Take, for example, the 11-storey condo building at 75 Portland. To complement the striking interiors by the French design superstar Philippe Starck, Core fashioned a powerfully rhythmic streetside façade from light-coloured concrete boxes and slabs, setting the floor-to-ceiling glass walls of the suites well behind the forward edges of the frames. This treatment is forthrightly muscular, even a bit overbearing – yet Core has managed to combine monumentality with just enough visual bounce to make the façade sing like a bar of cool modern jazz.

In crafting the front of Mr. Freed's block of 17 luxury suites at 500 Wellington Street West, by way of contrast, Core opted for a more subtle approach, but without any trimming of the drama. The lofts are large – between 2,500 square feet in area and almost 6,000 square feet – and this spaciousness is expressed in the wide expanses of glass on the exterior and in the strong, broad pulse of iron-black brick and dark metal frames across the surface. Like 75 Portland, this structure has about it a distinctive modernist musicality – but Arnold Schoenberg's this time around (formal, concise, exacting), instead of John Coltrane's.

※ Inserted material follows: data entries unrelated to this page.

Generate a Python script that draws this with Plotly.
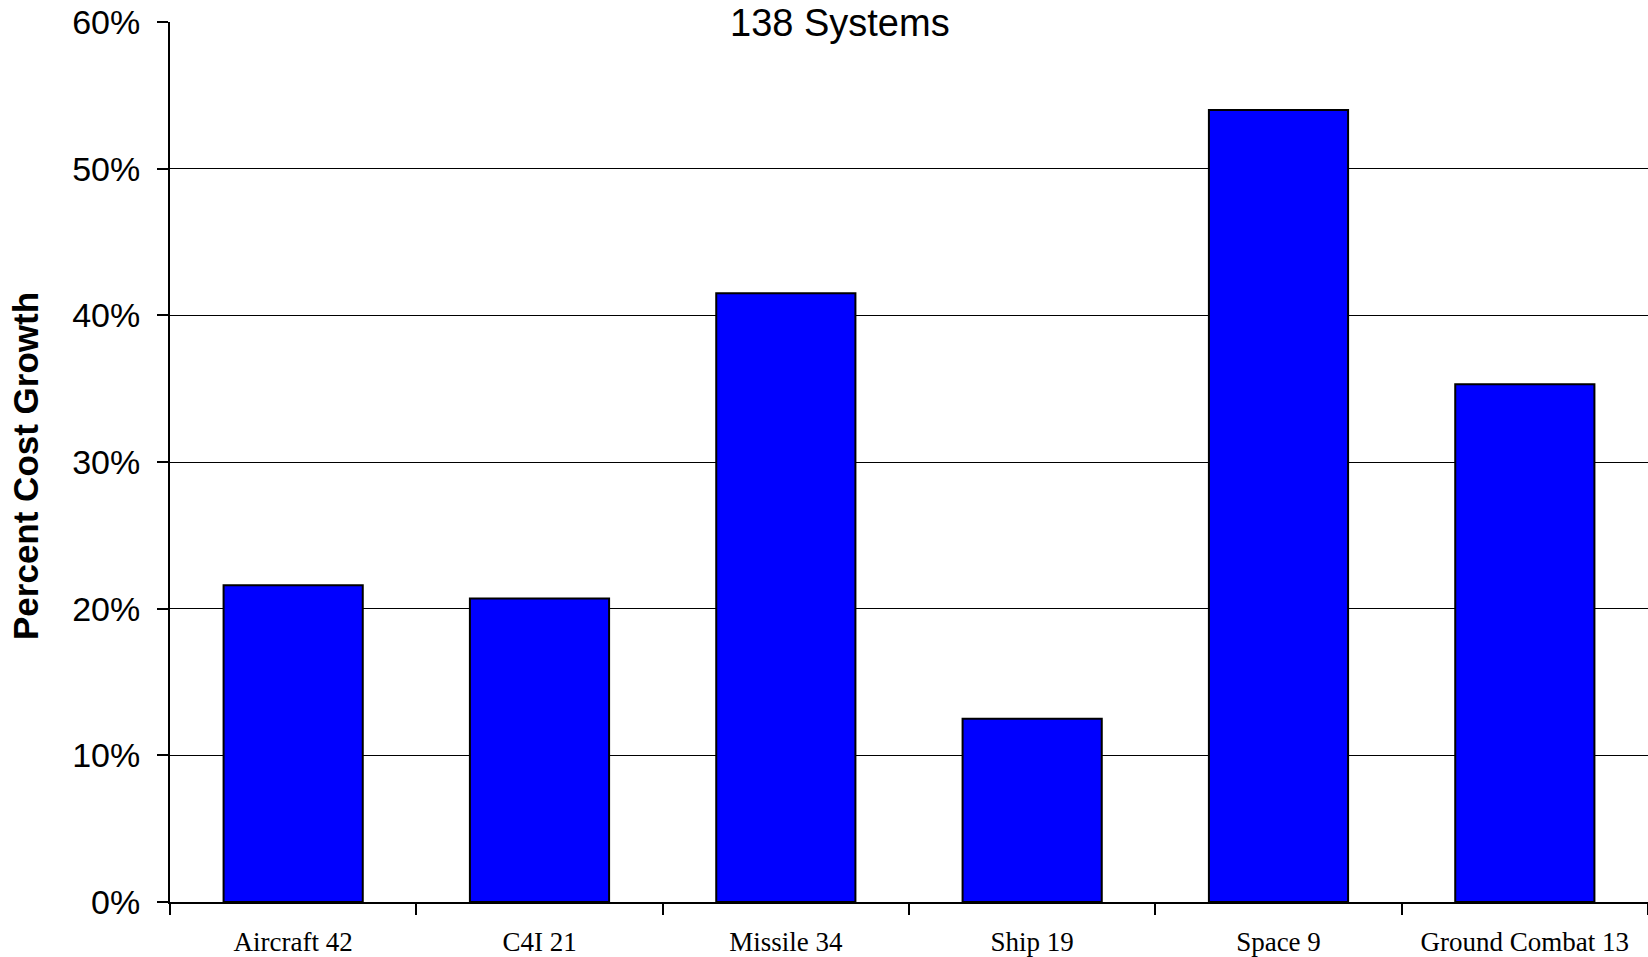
import plotly.graph_objects as go

categories = ["Aircraft 42", "C4I 21", "Missile 34", "Ship 19", "Space 9", "Ground Combat 13"]
growth = [0.216, 0.207, 0.415, 0.125, 0.540, 0.353]
y_ticks = [0, 0.1, 0.2, 0.3, 0.4, 0.5, 0.6]
title_text = "138 Systems"
y_title = "Percent Cost Growth"

W, H = 1648, 957
L, R, T, B = 170, 0, 22, 55
pw = W - L - R
ph = H - T - B

fig = go.Figure(go.Bar(
    x=categories, y=growth,
    marker=dict(color="#0000FF", line=dict(color="black", width=2)),
    width=0.565,
))

fig.update_layout(
    width=W, height=H,
    margin=dict(l=L, r=R, t=T, b=B),
    paper_bgcolor="white", plot_bgcolor="white",
    showlegend=False,
    annotations=[
        dict(text=title_text, x=(840 - L) / pw, y=1 + (T - 23) / ph, xref="paper", yref="paper",
             xanchor="center", yanchor="middle", showarrow=False,
             font=dict(family="Liberation Sans, Arial", size=38, color="black")),
        dict(text="<b>" + y_title + "</b>", x=(25 - L) / pw, y=(H - B - 466) / ph, xref="paper", yref="paper",
             xanchor="center", yanchor="middle", showarrow=False, textangle=-90,
             font=dict(family="Liberation Sans, Arial", size=35, color="black")),
    ],
)

fig.update_xaxes(
    type="category",
    showline=True, linecolor="black", linewidth=2,
    ticks="outside", tickson="boundaries", ticklen=11, tickwidth=2, tickcolor="black",
    showgrid=False,
    tickfont=dict(family="Liberation Serif, Times New Roman", size=27, color="black"),
    ticklabelstandoff=15,
)
fig.update_yaxes(
    range=[0, 0.6], tickvals=y_ticks, tickformat=".0%",
    showline=True, linecolor="black", linewidth=2,
    ticks="outside", ticklen=11, tickwidth=2, tickcolor="black",
    showgrid=True, gridcolor="black", gridwidth=1,
    zeroline=False,
    tickfont=dict(family="Liberation Sans, Arial", size=34, color="black"),
    ticklabelstandoff=10,
)

fig.write_html("out.html")
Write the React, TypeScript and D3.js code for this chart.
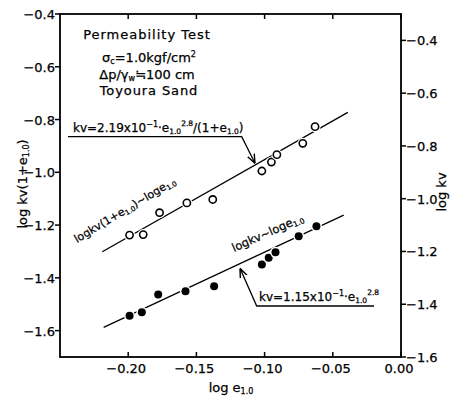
import React from "react";
import * as d3 from "d3";

const W = 457;
const H = 396;

// axis ticks
const xTicks = [-0.2, -0.15, -0.1, -0.05, 0.0];
const xTickLabels = ["−0.20", "−0.15", "−0.10", "−0.05", "0.00"];
const yLeftTicks = [-0.4, -0.6, -0.8, -1.0, -1.2, -1.4, -1.6];
const yLeftLabels = ["−0.4", "−0.6", "−0.8", "−1.0", "−1.2", "−1.4", "−1.6"];
const yRightTicks = [-0.4, -0.6, -0.8, -1.0, -1.2, -1.4, -1.6];
const yRightLabels = ["−0.4", "−0.6", "−0.8", "−1.0", "−1.2", "−1.4", "−1.6"];

// open circles: log kv(1+e1.0) vs log e1.0 (left axis)
const upperX = [-0.199, -0.189, -0.177, -0.157, -0.138, -0.102, -0.095, -0.091, -0.072, -0.063];
const upperY = [-1.238, -1.236, -1.153, -1.116, -1.103, -0.995, -0.961, -0.933, -0.89, -0.827];
// filled circles: log kv vs log e1.0 (right axis)
const lowerX = [-0.199, -0.19, -0.178, -0.158, -0.137, -0.102, -0.097, -0.092, -0.075, -0.062];
const lowerY = [-1.444, -1.43, -1.363, -1.351, -1.332, -1.249, -1.224, -1.203, -1.142, -1.104];

// fitted lines
const upperFitX = [-0.219, -0.039];
const upperFitY = [-1.301, -0.773];
const lowerFitX = [-0.218, -0.042];
const lowerFitY = [-1.488, -1.062];

const FONT = "'DejaVu Sans', sans-serif";

export default function App() {
  const left = 60, right = 401, top = 14, bottom = 357;
  const x = d3.scaleLinear().domain([-0.25, 0]).range([left, right]);
  const yL = d3.scaleLinear().domain([-1.7, -0.4]).range([bottom, top]);
  const yR = d3.scaleLinear().domain([-1.6, -0.3]).range([bottom, top]);
  const line = d3.line<[number, number]>();

  const upFit = line(upperFitX.map((v, i) => [x(v), yL(upperFitY[i])] as [number, number]));
  const loFit = line(lowerFitX.map((v, i) => [x(v), yR(lowerFitY[i])] as [number, number]));

  const sub = (t: string) => (
    <tspan fontSize="8" dy="2">{t}</tspan>
  );

  return (
    <svg width={W} height={H} style={{ position: "absolute", left: 0, top: 0, background: "#fff" }}
      fontFamily={FONT} stroke="none">
      <defs>
        <marker id="arr" viewBox="0 0 10 10" refX="10" refY="5" markerWidth="7" markerHeight="7" orient="auto">
          <path d="M0,1 L10,5 L0,9" fill="none" stroke="#000" strokeWidth="1.6" />
        </marker>
      </defs>
      {/* frame */}
      <rect x={left} y={top} width={right - left} height={bottom - top} fill="none" stroke="#000" strokeWidth={1.8} />

      <g fill="#000" stroke="#000" strokeWidth={0.25}>
        {/* bottom & top ticks */}
        {xTicks.map((t, i) => (
          <g key={"xt" + i}>
            <line x1={x(t)} x2={x(t)} y1={bottom} y2={bottom - 5} strokeWidth={1.5} />
            <line x1={x(t)} x2={x(t)} y1={top} y2={top + 5} strokeWidth={1.5} />
            <text x={x(t) - 2} y={373} fontSize={13} textAnchor="middle">{xTickLabels[i]}</text>
          </g>
        ))}
        {/* left ticks */}
        {yLeftTicks.map((t, i) => (
          <g key={"yl" + i}>
            <line x1={left - 5} x2={left} y1={yL(t)} y2={yL(t)} strokeWidth={1.5} />
            <text x={left - 5} y={yL(t) + 5} fontSize={13} textAnchor="end">{yLeftLabels[i]}</text>
          </g>
        ))}
        {/* right ticks */}
        {yRightTicks.map((t, i) => (
          <g key={"yr" + i}>
            <line x1={right} x2={right + 5} y1={yR(t)} y2={yR(t)} strokeWidth={1.5} />
            <text x={right + 5} y={yR(t) + 5} fontSize={13} textAnchor="start">{yRightLabels[i]}</text>
          </g>
        ))}

        {/* axis titles */}
        <text x={231} y={392} fontSize={13} textAnchor="middle">log e{sub("1.0")}</text>
        <text transform="translate(27,184) rotate(-90)" fontSize={13} textAnchor="middle">log kv(1+e{sub("1.0")}<tspan dy="-2">)</tspan></text>
        <text transform="translate(446,192) rotate(-90)" fontSize={13} textAnchor="middle">log kv</text>

        {/* info block */}
        <g fontSize={13} textAnchor="middle">
          <text x={147} y={39} letterSpacing={1}>Permeability Test</text>
          <text x={149} y={62}>σ{sub("c")}<tspan dy="-2">=1.0kgf/cm</tspan><tspan fontSize="8" dy="-5">2</tspan></text>
          <text x={147} y={79}>Δp/γ{sub("w")}<tspan dy="-2">≒100 cm</tspan></text>
          <text x={149} y={95} letterSpacing={0.9}>Toyoura Sand</text>
        </g>

        {/* upper equation */}
        <text x={73} y={132} fontSize={12}>
          kv=2.19x10<tspan fontSize="8" dy="-5">−1</tspan><tspan dy="5">·e</tspan>
          <tspan fontSize="7.5" dy="2">1.0</tspan><tspan fontSize="7.5" dy="-8">2.8</tspan>
          <tspan dy="6">/(1+e</tspan><tspan fontSize="7.5" dy="2">1.0</tspan><tspan dy="-2">)</tspan>
        </text>

        {/* lower equation */}
        <text x={259} y={301} fontSize={12}>
          kv=1.15x10<tspan fontSize="8" dy="-5">−1</tspan><tspan dy="5">·e</tspan>
          <tspan fontSize="7.5" dy="2">1.0</tspan><tspan fontSize="7.5" dy="-8">2.8</tspan>
        </text>

        {/* rotated line labels */}
        <text transform="translate(77,243) rotate(-31)" fontSize={11}>
          logkv(1+e<tspan fontSize="7" dy="2">1.0</tspan><tspan dy="-2">)~loge</tspan><tspan fontSize="7" dy="2">1.0</tspan>
        </text>
        <text transform="translate(234,252) rotate(-24)" fontSize={11.5}>
          logkv~loge<tspan fontSize="7.5" dy="2">1.0</tspan>
        </text>
      </g>

      {/* leaders */}
      <polyline points="68,136.7 241.7,136.7 255,163.3" fill="none" stroke="#000" strokeWidth={1.3} markerEnd="url(#arr)" />
      <polyline points="374,306 256.7,306 240,268.3" fill="none" stroke="#000" strokeWidth={1.3} markerEnd="url(#arr)" />

      {/* fit lines */}
      <path d={upFit ?? ""} fill="none" stroke="#000" strokeWidth={1.3} />
      <path d={loFit ?? ""} fill="none" stroke="#000" strokeWidth={1.3} />

      {/* points */}
      {upperX.map((v, i) => (
        <g key={"u" + i}>
          <circle cx={x(v)} cy={yL(upperY[i])} r={5.5} fill="#fff" />
          <circle cx={x(v)} cy={yL(upperY[i])} r={3.6} fill="#fff" stroke="#000" strokeWidth={1.6} />
        </g>
      ))}
      {lowerX.map((v, i) => (
        <g key={"l" + i}>
          <circle cx={x(v)} cy={yR(lowerY[i])} r={5.5} fill="#fff" />
          <circle cx={x(v)} cy={yR(lowerY[i])} r={4} fill="#000" />
        </g>
      ))}
    </svg>
  );
}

Earlier this summer, 500 Wellington took the top Pug Award for a residential structure. It was an important moment: The Pugs are handed out each year, not on a jury's recommendation, but on the basis of an online plebiscite that all citizens are invited to take part in. But this year a number of city-minded Torontonians voted their confidence in Peter Freed and Core not once, but twice, as we found when the runner-up in the same category turned out to be their two-building complex called Six50 King West.

In one sense, the prize-winning projects could hardly be more different from each other; 500 Wellington is small, quiet and discreetly tucked away on a long, narrow lot facing a side street, while Six50 is big, assertive and conspicuously turned toward both hectic King Street and Bathurst Street.

Each, however, represents the smart, deft application of Core's basic design strategy to a specific urban condition – off the beaten track, in one case, very much on the beaten track in the other. In its work completed for Mr. Freed so far – we'll have to wait a little while longer to see the bright red curtains of Fashion House, a short way east along King Street – Core has shown itself to be ingenious and adaptable. It's one heck of a multiunit residential design firm, and I look forward to seeing whatever this office and Peter Freed come up with next.